**Data extract:**
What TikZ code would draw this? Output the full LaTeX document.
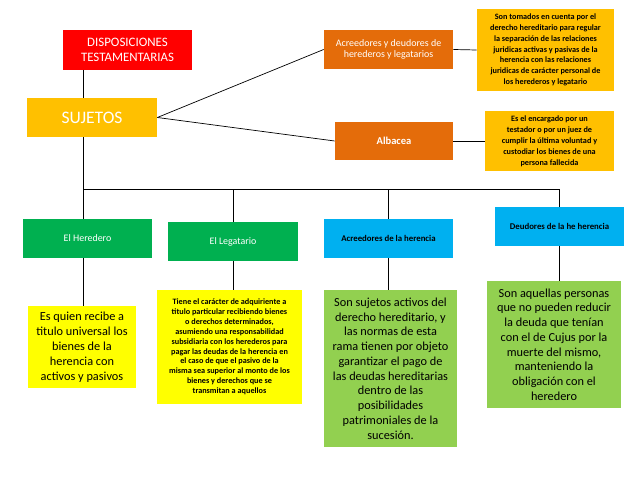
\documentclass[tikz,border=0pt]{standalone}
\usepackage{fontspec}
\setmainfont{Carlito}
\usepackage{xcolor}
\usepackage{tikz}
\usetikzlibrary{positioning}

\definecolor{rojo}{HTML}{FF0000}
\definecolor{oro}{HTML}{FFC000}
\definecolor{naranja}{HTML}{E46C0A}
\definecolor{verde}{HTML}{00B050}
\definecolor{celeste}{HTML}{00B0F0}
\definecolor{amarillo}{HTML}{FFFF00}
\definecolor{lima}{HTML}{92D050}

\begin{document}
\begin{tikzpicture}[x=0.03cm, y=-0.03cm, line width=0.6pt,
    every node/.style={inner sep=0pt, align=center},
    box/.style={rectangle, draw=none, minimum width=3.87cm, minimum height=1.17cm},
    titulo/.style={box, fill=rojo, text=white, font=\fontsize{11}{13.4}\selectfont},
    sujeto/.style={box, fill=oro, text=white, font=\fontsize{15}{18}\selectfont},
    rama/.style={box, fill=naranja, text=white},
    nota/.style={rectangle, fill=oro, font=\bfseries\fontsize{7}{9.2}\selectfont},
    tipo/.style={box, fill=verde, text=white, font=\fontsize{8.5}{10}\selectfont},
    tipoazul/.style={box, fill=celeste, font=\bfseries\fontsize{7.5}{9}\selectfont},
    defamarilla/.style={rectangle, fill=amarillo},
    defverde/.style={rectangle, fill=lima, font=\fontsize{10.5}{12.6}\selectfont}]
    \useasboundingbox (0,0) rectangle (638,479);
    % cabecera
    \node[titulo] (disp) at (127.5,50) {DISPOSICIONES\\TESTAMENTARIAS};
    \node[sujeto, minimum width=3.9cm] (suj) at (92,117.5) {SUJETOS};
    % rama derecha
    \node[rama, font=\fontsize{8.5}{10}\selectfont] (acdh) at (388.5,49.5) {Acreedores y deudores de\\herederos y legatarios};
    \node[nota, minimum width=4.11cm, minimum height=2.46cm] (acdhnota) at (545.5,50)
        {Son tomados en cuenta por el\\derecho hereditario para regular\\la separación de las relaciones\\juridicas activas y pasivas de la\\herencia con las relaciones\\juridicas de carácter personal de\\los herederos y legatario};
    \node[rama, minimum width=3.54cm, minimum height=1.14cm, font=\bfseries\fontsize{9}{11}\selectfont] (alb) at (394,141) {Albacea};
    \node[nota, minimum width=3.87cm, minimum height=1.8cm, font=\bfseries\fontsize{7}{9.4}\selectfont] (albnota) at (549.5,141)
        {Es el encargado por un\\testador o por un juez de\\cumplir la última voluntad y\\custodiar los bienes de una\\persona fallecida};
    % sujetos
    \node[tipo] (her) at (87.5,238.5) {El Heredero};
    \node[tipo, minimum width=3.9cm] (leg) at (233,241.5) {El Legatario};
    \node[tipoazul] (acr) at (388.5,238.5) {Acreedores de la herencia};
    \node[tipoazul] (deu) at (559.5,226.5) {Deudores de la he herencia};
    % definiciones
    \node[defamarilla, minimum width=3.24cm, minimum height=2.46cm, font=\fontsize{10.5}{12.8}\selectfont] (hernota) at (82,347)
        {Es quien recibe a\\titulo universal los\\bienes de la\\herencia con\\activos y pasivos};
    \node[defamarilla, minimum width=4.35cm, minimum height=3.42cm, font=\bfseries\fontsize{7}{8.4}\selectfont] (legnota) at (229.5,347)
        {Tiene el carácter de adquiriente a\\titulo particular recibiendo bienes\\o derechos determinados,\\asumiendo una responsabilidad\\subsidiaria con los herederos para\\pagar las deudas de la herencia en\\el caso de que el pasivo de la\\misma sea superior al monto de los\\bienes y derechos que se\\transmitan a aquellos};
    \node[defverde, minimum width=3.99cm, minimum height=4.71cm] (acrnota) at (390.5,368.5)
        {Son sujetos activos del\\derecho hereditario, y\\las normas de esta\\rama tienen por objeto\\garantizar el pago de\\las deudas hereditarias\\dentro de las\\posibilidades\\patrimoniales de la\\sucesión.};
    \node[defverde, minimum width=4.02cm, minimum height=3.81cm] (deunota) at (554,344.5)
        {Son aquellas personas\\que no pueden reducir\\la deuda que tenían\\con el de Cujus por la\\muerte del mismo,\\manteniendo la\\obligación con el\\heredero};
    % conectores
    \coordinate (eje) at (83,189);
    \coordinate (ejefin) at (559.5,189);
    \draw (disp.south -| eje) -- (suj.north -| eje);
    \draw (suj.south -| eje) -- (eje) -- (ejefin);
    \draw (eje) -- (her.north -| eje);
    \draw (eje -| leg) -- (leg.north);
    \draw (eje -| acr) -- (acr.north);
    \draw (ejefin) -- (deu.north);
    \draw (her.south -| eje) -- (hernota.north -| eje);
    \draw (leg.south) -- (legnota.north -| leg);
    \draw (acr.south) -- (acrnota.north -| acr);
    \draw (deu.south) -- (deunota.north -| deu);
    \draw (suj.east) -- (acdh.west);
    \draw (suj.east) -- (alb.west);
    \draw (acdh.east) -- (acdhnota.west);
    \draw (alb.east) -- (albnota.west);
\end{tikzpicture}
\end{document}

**Exercise:** Using the material above, set down every line exactly, but skip the pictures.

**Complete output:**
What TikZ code would draw this? Output the full LaTeX document.
\documentclass[tikz,border=0pt]{standalone}
\usepackage{fontspec}
\setmainfont{Carlito}
\usepackage{xcolor}
\usepackage{tikz}
\usetikzlibrary{positioning}

\definecolor{rojo}{HTML}{FF0000}
\definecolor{oro}{HTML}{FFC000}
\definecolor{naranja}{HTML}{E46C0A}
\definecolor{verde}{HTML}{00B050}
\definecolor{celeste}{HTML}{00B0F0}
\definecolor{amarillo}{HTML}{FFFF00}
\definecolor{lima}{HTML}{92D050}

\begin{document}
\begin{tikzpicture}[x=0.03cm, y=-0.03cm, line width=0.6pt,
    every node/.style={inner sep=0pt, align=center},
    box/.style={rectangle, draw=none, minimum width=3.87cm, minimum height=1.17cm},
    titulo/.style={box, fill=rojo, text=white, font=\fontsize{11}{13.4}\selectfont},
    sujeto/.style={box, fill=oro, text=white, font=\fontsize{15}{18}\selectfont},
    rama/.style={box, fill=naranja, text=white},
    nota/.style={rectangle, fill=oro, font=\bfseries\fontsize{7}{9.2}\selectfont},
    tipo/.style={box, fill=verde, text=white, font=\fontsize{8.5}{10}\selectfont},
    tipoazul/.style={box, fill=celeste, font=\bfseries\fontsize{7.5}{9}\selectfont},
    defamarilla/.style={rectangle, fill=amarillo},
    defverde/.style={rectangle, fill=lima, font=\fontsize{10.5}{12.6}\selectfont}]
    \useasboundingbox (0,0) rectangle (638,479);
    % cabecera
    \node[titulo] (disp) at (127.5,50) {DISPOSICIONES\\TESTAMENTARIAS};
    \node[sujeto, minimum width=3.9cm] (suj) at (92,117.5) {SUJETOS};
    % rama derecha
    \node[rama, font=\fontsize{8.5}{10}\selectfont] (acdh) at (388.5,49.5) {Acreedores y deudores de\\herederos y legatarios};
    \node[nota, minimum width=4.11cm, minimum height=2.46cm] (acdhnota) at (545.5,50)
        {Son tomados en cuenta por el\\derecho hereditario para regular\\la separación de las relaciones\\juridicas activas y pasivas de la\\herencia con las relaciones\\juridicas de carácter personal de\\los herederos y legatario};
    \node[rama, minimum width=3.54cm, minimum height=1.14cm, font=\bfseries\fontsize{9}{11}\selectfont] (alb) at (394,141) {Albacea};
    \node[nota, minimum width=3.87cm, minimum height=1.8cm, font=\bfseries\fontsize{7}{9.4}\selectfont] (albnota) at (549.5,141)
        {Es el encargado por un\\testador o por un juez de\\cumplir la última voluntad y\\custodiar los bienes de una\\persona fallecida};
    % sujetos
    \node[tipo] (her) at (87.5,238.5) {El Heredero};
    \node[tipo, minimum width=3.9cm] (leg) at (233,241.5) {El Legatario};
    \node[tipoazul] (acr) at (388.5,238.5) {Acreedores de la herencia};
    \node[tipoazul] (deu) at (559.5,226.5) {Deudores de la he herencia};
    % definiciones
    \node[defamarilla, minimum width=3.24cm, minimum height=2.46cm, font=\fontsize{10.5}{12.8}\selectfont] (hernota) at (82,347)
        {Es quien recibe a\\titulo universal los\\bienes de la\\herencia con\\activos y pasivos};
    \node[defamarilla, minimum width=4.35cm, minimum height=3.42cm, font=\bfseries\fontsize{7}{8.4}\selectfont] (legnota) at (229.5,347)
        {Tiene el carácter de adquiriente a\\titulo particular recibiendo bienes\\o derechos determinados,\\asumiendo una responsabilidad\\subsidiaria con los herederos para\\pagar las deudas de la herencia en\\el caso de que el pasivo de la\\misma sea superior al monto de los\\bienes y derechos que se\\transmitan a aquellos};
    \node[defverde, minimum width=3.99cm, minimum height=4.71cm] (acrnota) at (390.5,368.5)
        {Son sujetos activos del\\derecho hereditario, y\\las normas de esta\\rama tienen por objeto\\garantizar el pago de\\las deudas hereditarias\\dentro de las\\posibilidades\\patrimoniales de la\\sucesión.};
    \node[defverde, minimum width=4.02cm, minimum height=3.81cm] (deunota) at (554,344.5)
        {Son aquellas personas\\que no pueden reducir\\la deuda que tenían\\con el de Cujus por la\\muerte del mismo,\\manteniendo la\\obligación con el\\heredero};
    % conectores
    \coordinate (eje) at (83,189);
    \coordinate (ejefin) at (559.5,189);
    \draw (disp.south -| eje) -- (suj.north -| eje);
    \draw (suj.south -| eje) -- (eje) -- (ejefin);
    \draw (eje) -- (her.north -| eje);
    \draw (eje -| leg) -- (leg.north);
    \draw (eje -| acr) -- (acr.north);
    \draw (ejefin) -- (deu.north);
    \draw (her.south -| eje) -- (hernota.north -| eje);
    \draw (leg.south) -- (legnota.north -| leg);
    \draw (acr.south) -- (acrnota.north -| acr);
    \draw (deu.south) -- (deunota.north -| deu);
    \draw (suj.east) -- (acdh.west);
    \draw (suj.east) -- (alb.west);
    \draw (acdh.east) -- (acdhnota.west);
    \draw (alb.east) -- (albnota.west);
\end{tikzpicture}
\end{document}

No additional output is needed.